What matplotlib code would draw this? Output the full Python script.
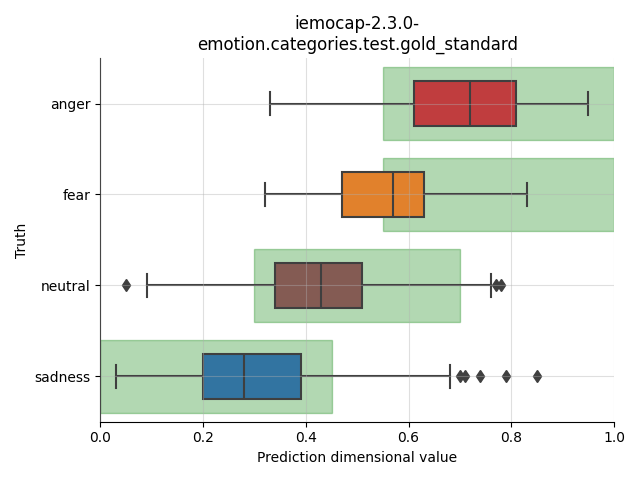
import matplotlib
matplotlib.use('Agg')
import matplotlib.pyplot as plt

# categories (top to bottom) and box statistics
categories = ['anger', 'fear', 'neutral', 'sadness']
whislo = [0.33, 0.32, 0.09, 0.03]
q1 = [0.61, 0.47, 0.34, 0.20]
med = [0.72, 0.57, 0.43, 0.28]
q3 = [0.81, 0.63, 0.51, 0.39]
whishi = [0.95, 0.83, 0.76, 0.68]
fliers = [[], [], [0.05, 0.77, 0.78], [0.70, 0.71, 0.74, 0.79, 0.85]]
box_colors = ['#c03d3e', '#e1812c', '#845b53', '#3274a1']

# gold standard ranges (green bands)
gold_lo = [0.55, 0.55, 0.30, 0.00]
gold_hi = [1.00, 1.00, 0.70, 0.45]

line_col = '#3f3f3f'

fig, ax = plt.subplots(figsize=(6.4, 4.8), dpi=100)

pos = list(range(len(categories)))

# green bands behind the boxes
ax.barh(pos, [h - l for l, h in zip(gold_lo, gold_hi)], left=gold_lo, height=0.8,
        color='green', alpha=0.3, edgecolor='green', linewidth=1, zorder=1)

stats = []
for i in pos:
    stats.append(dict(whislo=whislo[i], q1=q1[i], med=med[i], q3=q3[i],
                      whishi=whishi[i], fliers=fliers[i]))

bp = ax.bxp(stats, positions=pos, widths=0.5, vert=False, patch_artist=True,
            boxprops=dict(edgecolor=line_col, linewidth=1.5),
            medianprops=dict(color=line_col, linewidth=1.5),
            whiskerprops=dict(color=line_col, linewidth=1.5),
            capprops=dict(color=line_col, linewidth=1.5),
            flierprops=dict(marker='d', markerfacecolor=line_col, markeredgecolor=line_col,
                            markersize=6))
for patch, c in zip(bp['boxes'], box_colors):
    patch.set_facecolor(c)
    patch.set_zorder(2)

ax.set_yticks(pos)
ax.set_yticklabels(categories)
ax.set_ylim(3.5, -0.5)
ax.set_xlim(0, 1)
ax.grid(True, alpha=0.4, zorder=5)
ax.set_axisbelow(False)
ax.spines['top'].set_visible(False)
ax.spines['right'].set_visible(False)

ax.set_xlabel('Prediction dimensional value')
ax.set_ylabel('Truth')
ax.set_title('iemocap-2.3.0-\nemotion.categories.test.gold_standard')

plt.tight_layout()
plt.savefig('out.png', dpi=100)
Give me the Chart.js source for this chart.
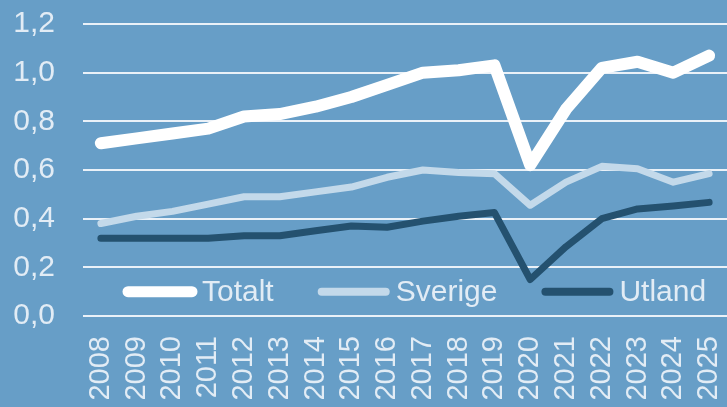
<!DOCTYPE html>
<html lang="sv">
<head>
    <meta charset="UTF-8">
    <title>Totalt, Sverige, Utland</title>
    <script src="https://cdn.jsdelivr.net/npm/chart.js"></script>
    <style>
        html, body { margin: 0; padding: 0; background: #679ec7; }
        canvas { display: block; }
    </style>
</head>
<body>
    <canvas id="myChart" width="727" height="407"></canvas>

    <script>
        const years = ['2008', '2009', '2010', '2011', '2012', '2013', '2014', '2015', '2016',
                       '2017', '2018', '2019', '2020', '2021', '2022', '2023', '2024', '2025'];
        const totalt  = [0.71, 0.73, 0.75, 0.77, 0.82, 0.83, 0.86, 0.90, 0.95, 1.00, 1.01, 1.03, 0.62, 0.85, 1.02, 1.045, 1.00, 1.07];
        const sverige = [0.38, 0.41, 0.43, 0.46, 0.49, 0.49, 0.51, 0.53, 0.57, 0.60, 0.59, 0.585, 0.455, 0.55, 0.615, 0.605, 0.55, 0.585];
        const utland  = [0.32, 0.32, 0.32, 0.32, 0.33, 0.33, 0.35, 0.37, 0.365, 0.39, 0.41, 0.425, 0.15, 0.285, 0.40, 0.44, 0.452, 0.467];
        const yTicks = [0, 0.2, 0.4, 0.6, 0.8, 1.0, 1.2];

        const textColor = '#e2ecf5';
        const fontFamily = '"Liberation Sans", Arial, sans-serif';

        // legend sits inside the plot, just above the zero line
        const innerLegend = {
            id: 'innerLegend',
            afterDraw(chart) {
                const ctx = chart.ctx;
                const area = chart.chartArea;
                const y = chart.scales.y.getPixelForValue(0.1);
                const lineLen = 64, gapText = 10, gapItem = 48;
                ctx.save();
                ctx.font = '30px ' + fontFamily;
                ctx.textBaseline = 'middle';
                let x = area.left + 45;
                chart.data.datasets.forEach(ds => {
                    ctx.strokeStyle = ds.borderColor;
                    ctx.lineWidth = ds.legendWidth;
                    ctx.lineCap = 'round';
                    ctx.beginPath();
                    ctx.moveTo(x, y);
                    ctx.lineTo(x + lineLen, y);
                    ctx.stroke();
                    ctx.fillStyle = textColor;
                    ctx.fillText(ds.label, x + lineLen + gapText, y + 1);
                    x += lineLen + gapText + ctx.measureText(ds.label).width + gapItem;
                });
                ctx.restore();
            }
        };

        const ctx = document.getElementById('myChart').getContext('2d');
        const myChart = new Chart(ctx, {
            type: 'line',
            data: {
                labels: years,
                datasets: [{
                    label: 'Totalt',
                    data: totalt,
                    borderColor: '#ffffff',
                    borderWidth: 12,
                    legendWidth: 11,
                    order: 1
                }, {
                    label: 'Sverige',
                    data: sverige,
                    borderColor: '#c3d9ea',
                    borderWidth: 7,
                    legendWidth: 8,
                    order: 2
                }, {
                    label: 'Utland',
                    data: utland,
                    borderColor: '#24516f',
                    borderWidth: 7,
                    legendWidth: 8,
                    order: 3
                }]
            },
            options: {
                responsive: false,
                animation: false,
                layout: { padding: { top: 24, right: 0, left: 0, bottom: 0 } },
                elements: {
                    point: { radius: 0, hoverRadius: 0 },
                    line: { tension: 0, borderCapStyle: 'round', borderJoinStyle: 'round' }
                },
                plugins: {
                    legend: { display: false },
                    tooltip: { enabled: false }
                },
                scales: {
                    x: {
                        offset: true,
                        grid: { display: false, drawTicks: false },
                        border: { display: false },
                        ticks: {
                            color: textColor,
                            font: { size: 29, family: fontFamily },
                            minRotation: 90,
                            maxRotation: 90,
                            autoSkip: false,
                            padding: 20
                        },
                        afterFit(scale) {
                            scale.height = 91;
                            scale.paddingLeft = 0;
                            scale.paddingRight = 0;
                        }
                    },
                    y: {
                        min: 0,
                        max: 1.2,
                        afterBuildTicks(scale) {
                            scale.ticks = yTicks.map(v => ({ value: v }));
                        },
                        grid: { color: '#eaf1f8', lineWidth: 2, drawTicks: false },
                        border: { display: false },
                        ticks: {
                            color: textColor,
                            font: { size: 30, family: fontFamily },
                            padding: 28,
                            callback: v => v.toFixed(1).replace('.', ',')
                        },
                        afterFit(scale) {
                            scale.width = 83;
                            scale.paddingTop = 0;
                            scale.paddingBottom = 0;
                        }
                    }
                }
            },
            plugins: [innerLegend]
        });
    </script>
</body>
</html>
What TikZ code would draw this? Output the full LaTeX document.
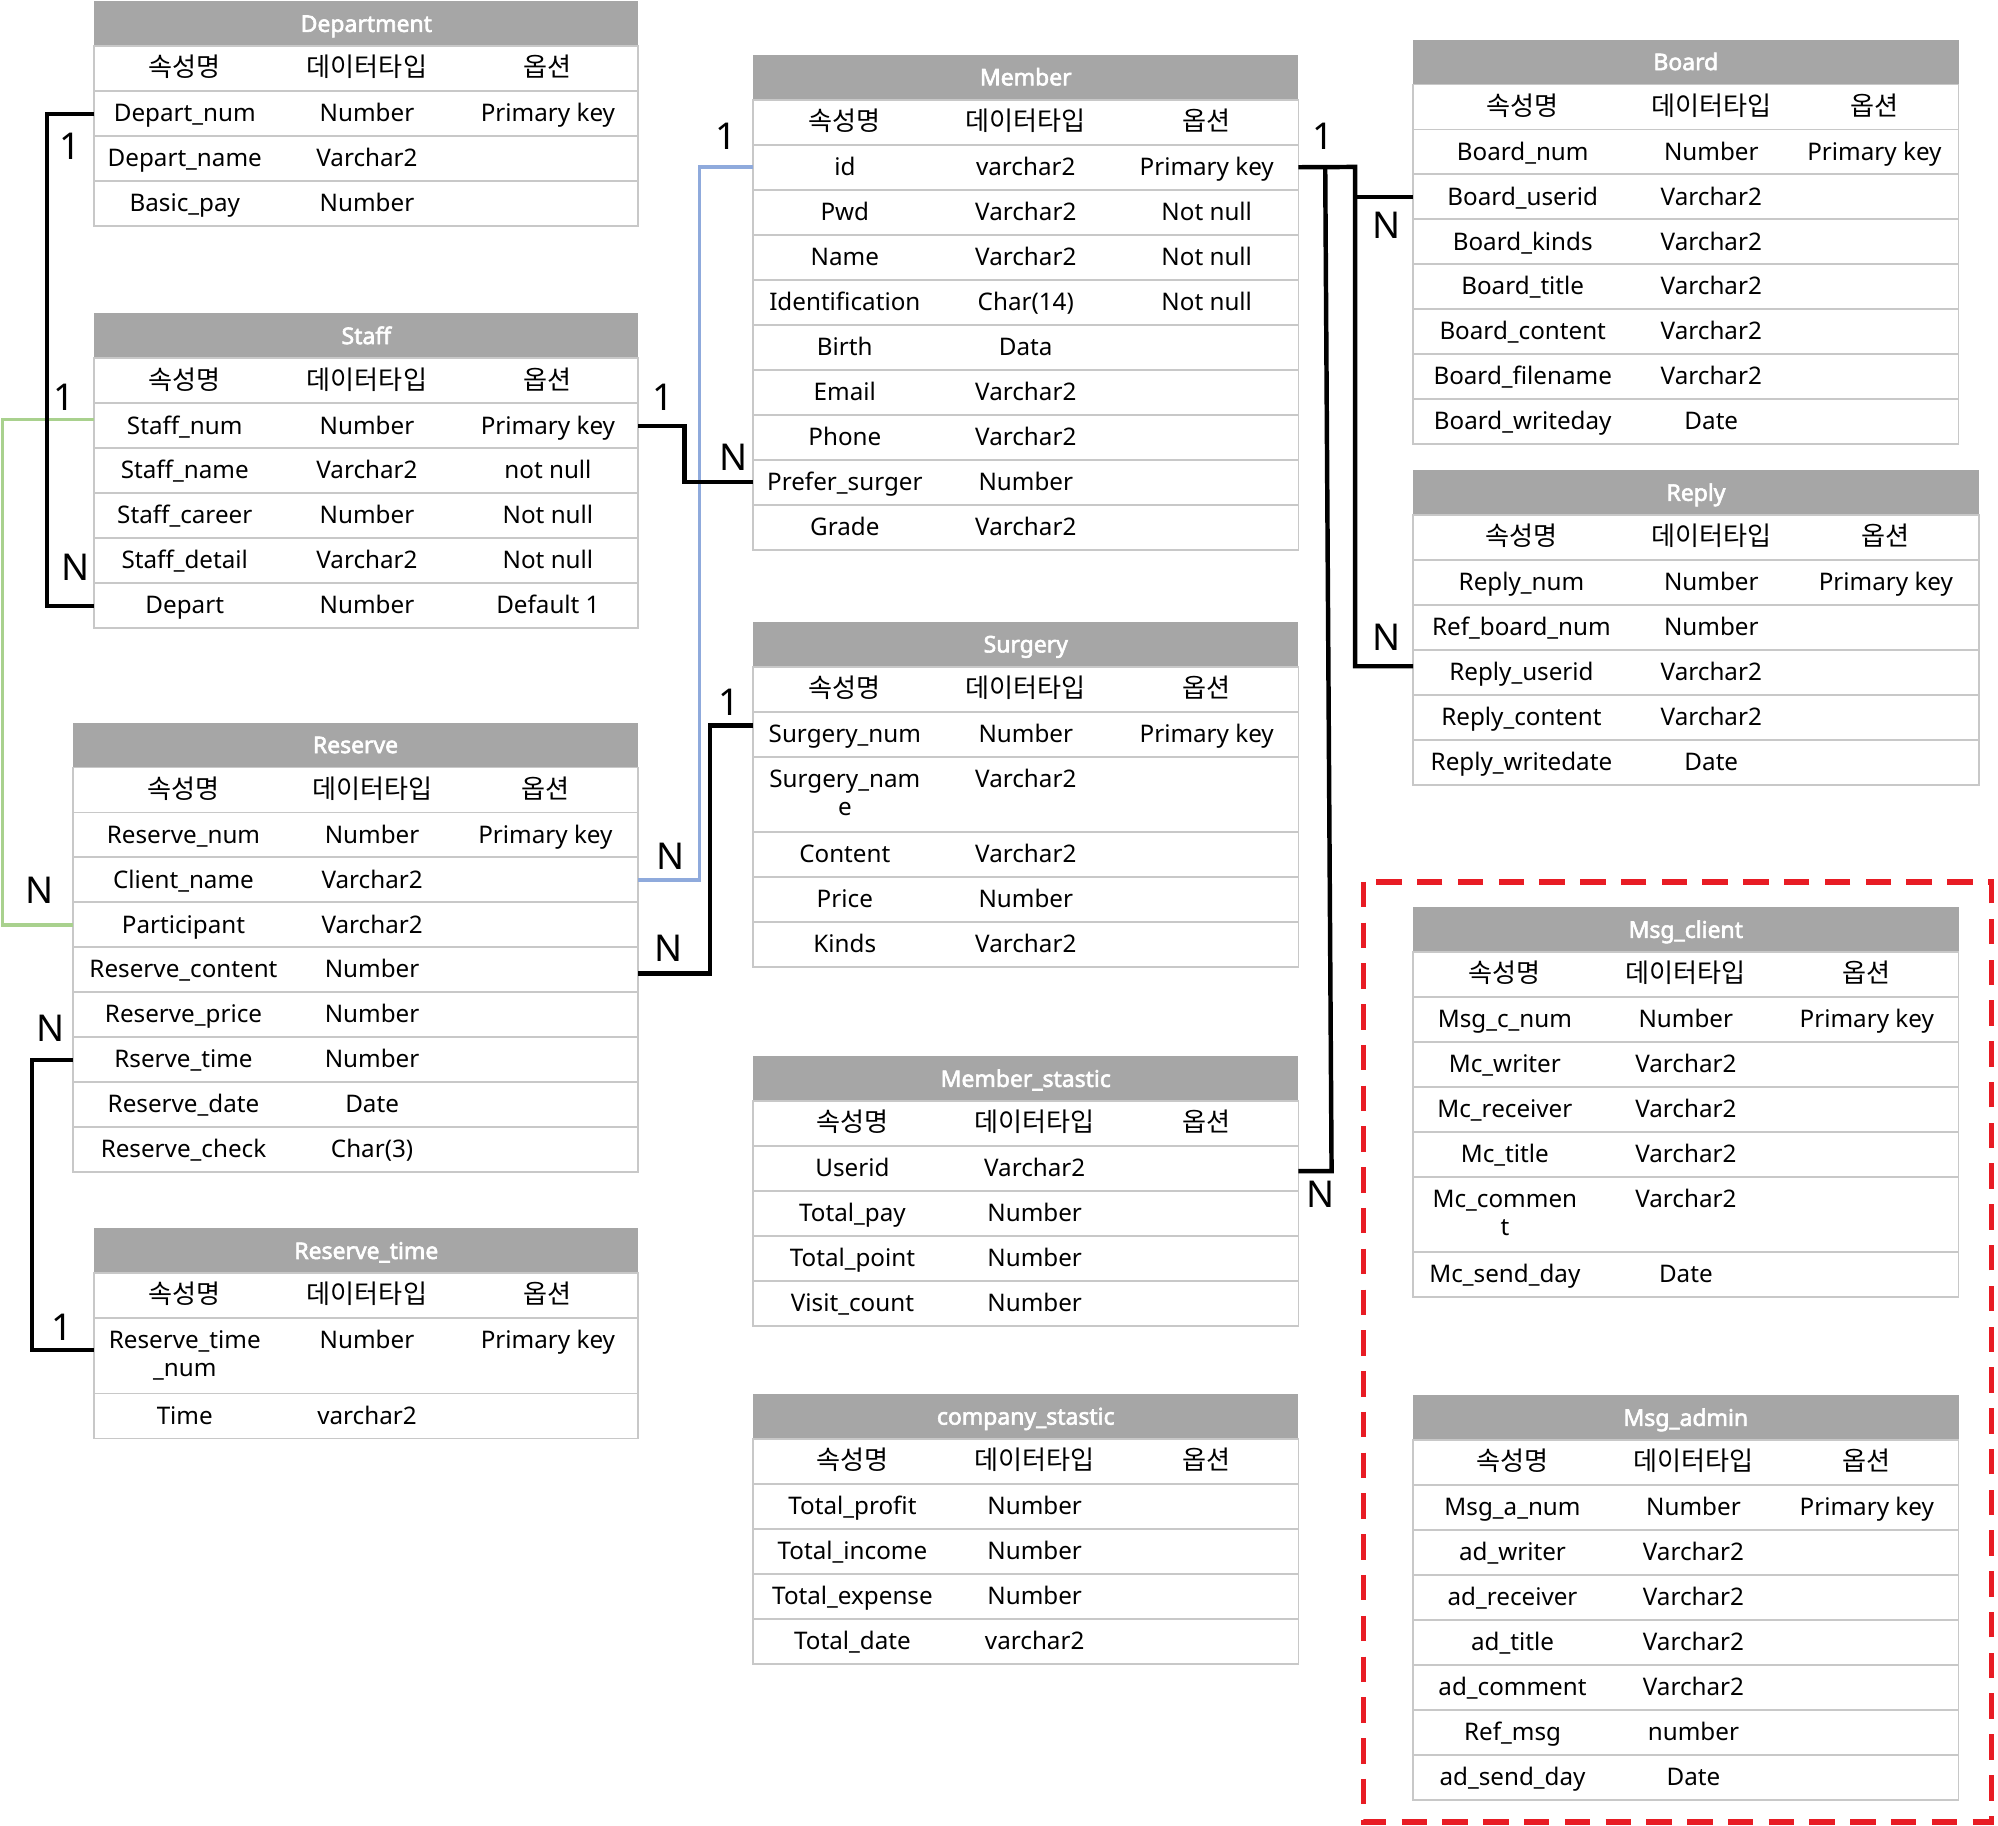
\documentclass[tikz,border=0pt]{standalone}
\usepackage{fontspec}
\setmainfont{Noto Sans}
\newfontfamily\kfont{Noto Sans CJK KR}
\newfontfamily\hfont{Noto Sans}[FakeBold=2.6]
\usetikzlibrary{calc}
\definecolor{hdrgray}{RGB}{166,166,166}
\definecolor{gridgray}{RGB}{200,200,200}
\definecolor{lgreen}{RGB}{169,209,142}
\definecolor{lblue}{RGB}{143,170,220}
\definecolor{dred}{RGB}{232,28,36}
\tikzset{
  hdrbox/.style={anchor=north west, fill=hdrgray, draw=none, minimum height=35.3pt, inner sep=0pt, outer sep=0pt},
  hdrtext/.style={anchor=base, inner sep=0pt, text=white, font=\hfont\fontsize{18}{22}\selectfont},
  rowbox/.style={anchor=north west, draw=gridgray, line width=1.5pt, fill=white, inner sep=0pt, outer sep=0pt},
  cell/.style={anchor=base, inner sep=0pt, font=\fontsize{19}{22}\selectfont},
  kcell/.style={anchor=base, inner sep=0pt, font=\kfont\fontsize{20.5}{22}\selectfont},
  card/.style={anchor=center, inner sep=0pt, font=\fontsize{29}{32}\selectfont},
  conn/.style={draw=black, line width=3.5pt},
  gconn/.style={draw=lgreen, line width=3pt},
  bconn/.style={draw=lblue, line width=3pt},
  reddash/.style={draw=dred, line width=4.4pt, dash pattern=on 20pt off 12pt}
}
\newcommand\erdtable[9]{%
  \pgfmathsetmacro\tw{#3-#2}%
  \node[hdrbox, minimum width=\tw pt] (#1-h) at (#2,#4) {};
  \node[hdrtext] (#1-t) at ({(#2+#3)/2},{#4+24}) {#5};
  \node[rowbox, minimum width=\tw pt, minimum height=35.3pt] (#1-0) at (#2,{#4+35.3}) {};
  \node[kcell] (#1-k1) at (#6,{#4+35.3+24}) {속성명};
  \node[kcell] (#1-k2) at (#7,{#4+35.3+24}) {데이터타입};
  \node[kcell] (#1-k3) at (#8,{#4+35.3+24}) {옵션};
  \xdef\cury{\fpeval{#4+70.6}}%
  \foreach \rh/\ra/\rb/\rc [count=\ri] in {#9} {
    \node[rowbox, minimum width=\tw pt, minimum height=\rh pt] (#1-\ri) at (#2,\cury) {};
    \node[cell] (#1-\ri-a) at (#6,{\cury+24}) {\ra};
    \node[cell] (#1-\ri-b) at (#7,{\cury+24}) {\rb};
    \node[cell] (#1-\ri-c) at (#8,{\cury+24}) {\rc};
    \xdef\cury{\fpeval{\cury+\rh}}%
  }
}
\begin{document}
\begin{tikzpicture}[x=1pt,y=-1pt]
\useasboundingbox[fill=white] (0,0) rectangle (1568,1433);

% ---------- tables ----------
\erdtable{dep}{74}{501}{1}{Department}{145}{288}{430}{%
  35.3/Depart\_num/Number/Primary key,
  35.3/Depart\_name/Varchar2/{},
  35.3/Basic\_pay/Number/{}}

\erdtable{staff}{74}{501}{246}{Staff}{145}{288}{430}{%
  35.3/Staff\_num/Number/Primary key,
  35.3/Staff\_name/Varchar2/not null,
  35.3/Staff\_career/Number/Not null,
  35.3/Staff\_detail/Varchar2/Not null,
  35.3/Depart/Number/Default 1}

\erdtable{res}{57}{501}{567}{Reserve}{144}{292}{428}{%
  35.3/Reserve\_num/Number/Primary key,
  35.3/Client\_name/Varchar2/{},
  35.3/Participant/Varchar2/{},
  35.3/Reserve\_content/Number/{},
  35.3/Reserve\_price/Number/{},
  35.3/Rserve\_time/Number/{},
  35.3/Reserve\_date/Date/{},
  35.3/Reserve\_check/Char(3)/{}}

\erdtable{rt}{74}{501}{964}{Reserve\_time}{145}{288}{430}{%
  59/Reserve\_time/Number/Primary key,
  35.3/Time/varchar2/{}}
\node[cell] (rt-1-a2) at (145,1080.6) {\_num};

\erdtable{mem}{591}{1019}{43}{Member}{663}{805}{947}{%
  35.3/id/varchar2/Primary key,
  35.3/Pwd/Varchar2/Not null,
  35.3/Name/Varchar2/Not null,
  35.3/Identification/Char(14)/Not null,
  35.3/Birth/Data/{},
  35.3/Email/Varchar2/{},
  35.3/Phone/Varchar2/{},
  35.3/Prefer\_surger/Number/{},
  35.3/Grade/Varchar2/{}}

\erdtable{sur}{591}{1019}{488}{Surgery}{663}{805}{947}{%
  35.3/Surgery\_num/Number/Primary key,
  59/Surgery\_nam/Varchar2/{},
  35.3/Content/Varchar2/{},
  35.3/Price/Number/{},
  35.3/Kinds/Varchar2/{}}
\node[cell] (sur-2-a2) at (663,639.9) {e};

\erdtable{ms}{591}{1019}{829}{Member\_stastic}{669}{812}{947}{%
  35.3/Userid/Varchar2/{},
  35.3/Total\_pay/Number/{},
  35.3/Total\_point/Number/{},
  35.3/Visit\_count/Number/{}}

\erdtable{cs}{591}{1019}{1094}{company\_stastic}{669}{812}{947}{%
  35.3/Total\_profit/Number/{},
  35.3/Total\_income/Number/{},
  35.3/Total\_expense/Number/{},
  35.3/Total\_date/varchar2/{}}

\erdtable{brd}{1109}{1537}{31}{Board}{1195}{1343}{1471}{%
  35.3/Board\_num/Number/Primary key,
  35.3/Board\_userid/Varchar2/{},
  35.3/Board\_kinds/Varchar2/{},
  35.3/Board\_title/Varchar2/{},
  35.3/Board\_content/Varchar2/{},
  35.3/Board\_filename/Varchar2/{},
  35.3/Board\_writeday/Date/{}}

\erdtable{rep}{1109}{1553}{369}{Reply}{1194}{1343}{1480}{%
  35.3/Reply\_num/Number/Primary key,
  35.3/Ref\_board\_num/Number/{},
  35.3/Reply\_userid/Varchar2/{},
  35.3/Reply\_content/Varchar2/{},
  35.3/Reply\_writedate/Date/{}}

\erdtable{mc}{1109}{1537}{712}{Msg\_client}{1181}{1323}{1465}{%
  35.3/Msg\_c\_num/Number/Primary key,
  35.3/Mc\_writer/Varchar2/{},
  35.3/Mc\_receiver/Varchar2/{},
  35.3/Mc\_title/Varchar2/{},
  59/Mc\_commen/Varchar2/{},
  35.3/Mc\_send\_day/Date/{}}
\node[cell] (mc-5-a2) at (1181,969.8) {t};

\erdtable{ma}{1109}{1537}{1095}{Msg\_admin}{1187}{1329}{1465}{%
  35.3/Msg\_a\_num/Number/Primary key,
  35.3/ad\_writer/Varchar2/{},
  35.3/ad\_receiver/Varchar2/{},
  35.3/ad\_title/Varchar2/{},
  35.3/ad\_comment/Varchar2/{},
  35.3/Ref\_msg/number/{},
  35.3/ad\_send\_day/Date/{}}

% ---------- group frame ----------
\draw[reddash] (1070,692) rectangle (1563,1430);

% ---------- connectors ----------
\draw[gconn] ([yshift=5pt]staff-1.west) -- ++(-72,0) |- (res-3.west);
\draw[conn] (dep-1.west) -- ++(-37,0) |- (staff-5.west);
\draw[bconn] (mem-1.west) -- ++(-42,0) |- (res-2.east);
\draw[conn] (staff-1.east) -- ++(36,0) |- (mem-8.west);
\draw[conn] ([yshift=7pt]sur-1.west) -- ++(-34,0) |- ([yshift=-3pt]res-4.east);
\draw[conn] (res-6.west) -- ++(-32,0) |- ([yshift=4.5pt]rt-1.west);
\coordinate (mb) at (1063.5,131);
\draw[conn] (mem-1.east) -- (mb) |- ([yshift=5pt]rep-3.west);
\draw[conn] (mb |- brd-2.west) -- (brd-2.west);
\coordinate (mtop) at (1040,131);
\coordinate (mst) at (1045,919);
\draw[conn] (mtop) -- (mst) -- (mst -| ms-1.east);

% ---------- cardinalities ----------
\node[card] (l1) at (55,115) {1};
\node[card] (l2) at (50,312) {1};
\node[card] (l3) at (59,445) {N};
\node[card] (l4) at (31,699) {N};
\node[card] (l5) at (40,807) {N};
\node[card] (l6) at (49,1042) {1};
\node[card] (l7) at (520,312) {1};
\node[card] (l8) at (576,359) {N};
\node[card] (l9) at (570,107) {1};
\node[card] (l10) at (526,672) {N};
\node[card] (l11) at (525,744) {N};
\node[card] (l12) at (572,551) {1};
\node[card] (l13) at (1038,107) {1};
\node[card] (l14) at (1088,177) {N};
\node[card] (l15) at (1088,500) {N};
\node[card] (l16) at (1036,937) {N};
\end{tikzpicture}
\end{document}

■ Instructions for the task
Search the records for the word "this", then list every line that has it.

■ Task solution
What matplotlib code would draw this? Output the full Python script.
Give me the Chart.js source for this chart.
What TikZ code would draw this? Output the full LaTeX document.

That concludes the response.